My first thought this morning is that September 11th needs to be dealt with in an honest way. There is something about the mass self-hypnosis by this bombing at the heart of Wall Street that hurts our ability to create. Our official American response, you remember, was: 1) Go shopping and 2) Go to war. By avoiding the question of whether Wall Street might have brought this crime on itself by its aggressions across the world - oh can't even ask THAT question - we congealed into sentimental patriotism. Wall Street ended up victimizing millions of us, and in our recession of money, of emotion, and of creativity, we're unable to act - while the Earth feverishly DOES act. Oh, the Earth is being VERY creative. Earth-a-lujah!

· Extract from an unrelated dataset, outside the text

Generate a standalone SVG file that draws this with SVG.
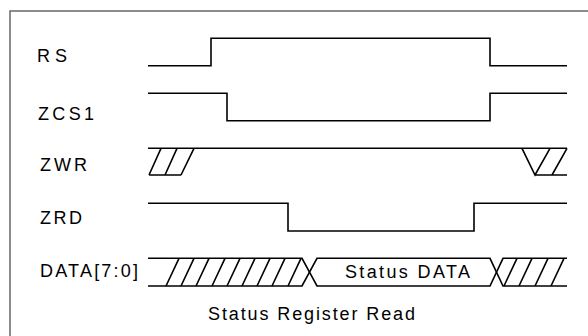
<svg xmlns="http://www.w3.org/2000/svg" width="588" height="336" viewBox="0 0 588 336">
<style>
.frame{fill:none;stroke:#707070;stroke-width:1.6}
.w{fill:none;stroke:#000;stroke-width:1.6;stroke-linejoin:miter}
.lbl{font-family:"Liberation Sans",Arial,sans-serif;font-size:18px;fill:#000}
</style>
<rect x="10" y="11" width="640" height="400" fill="#fff"/>
<rect class="frame" x="10" y="11" width="640" height="400"/>
<g id="labels">
<text class="lbl" x="37" y="62" textLength="30" lengthAdjust="spacing">RS</text>
<text class="lbl" x="38" y="120" textLength="56" lengthAdjust="spacing">ZCS1</text>
<text class="lbl" x="40" y="171" textLength="47" lengthAdjust="spacing">ZWR</text>
<text class="lbl" x="40" y="224" textLength="42" lengthAdjust="spacing">ZRD</text>
<text class="lbl" x="40" y="277" textLength="98" lengthAdjust="spacing">DATA[7:0]</text>
</g>
<g id="connectors">
<g id="RS"><path class="w" d="M148,65.7 H211 V38.3 H490 V65.7 H567"/></g>
<g id="ZCS1"><path class="w" d="M148,93.3 H227 V120.7 H490 V93.3 H567"/></g>
<g id="ZWR">
<path class="w" d="M148,148.3 H567"/>
<path class="w" d="M149,175 H181 M149,175 L161,148.3 M165,175 L177,148.3 M181,175 L194,148.3"/>
<path class="w" d="M535,175 H567 M522,148.3 L535,175 L550,148.3 M552,175 L567,148.3"/>
</g>
<g id="ZRD"><path class="w" d="M148,203.3 H288 V231 H474 V203.3 H567"/></g>
<g id="DATA">
<path class="w" d="M148,258.3 H302 L317,286 H490 L503,258.3 H567"/>
<path class="w" d="M148,286 H302 L317,258.3 H490 L503,286 H567"/>
<path class="w" d="M166,286 L179,258.3 M181,286 L194,258.3 M196,286 L209,258.3 M212,286 L225,258.3 M227,286 L240,258.3 M242,286 L255,258.3 M257,286 L270,258.3 M272,286 L285,258.3 M288,286 L301,258.3"/>
<path class="w" d="M504,286 L517,258.3 M519,286 L532,258.3 M535,286 L548,258.3 M551,286 L564,258.3"/>
<text class="lbl" x="345" y="278" textLength="125" lengthAdjust="spacing">Status DATA</text>
</g>
</g>
<text class="lbl" x="208" y="320" textLength="207" lengthAdjust="spacing">Status Register Read</text>
</svg>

Thinking that a whole system is wrong has been beyond America's creativity for a long time, but it is not beyond the Earth's. To actually oppose corporate capitalism we would have to find in ourselves the kind of radical American character that founded this country in the first place, when we faced the awe-inspiring British Empire.

People who love the Earth and want to save it have been maneuvered into a box since 9/11. We haven't stopped shopping and warring, so it's "ethical shopping," and a "draw-down" of troops. We need to attack corporate gradualism and its holy of holies - never-ending expansion. This absurd idea has morphed into the average American's idea of Democracy and Freedom, and this claim pounds into our senses in thousands of marketing events every day.

The Earth is our leader. Can we be the cultural equivalent of the flood and the fire? The Life After Shopping Church will concentrate its worship in the lobbies of banks that finance mountaintop removal, the UBS Bank from Switzerland, and PNC from Pennsylvania.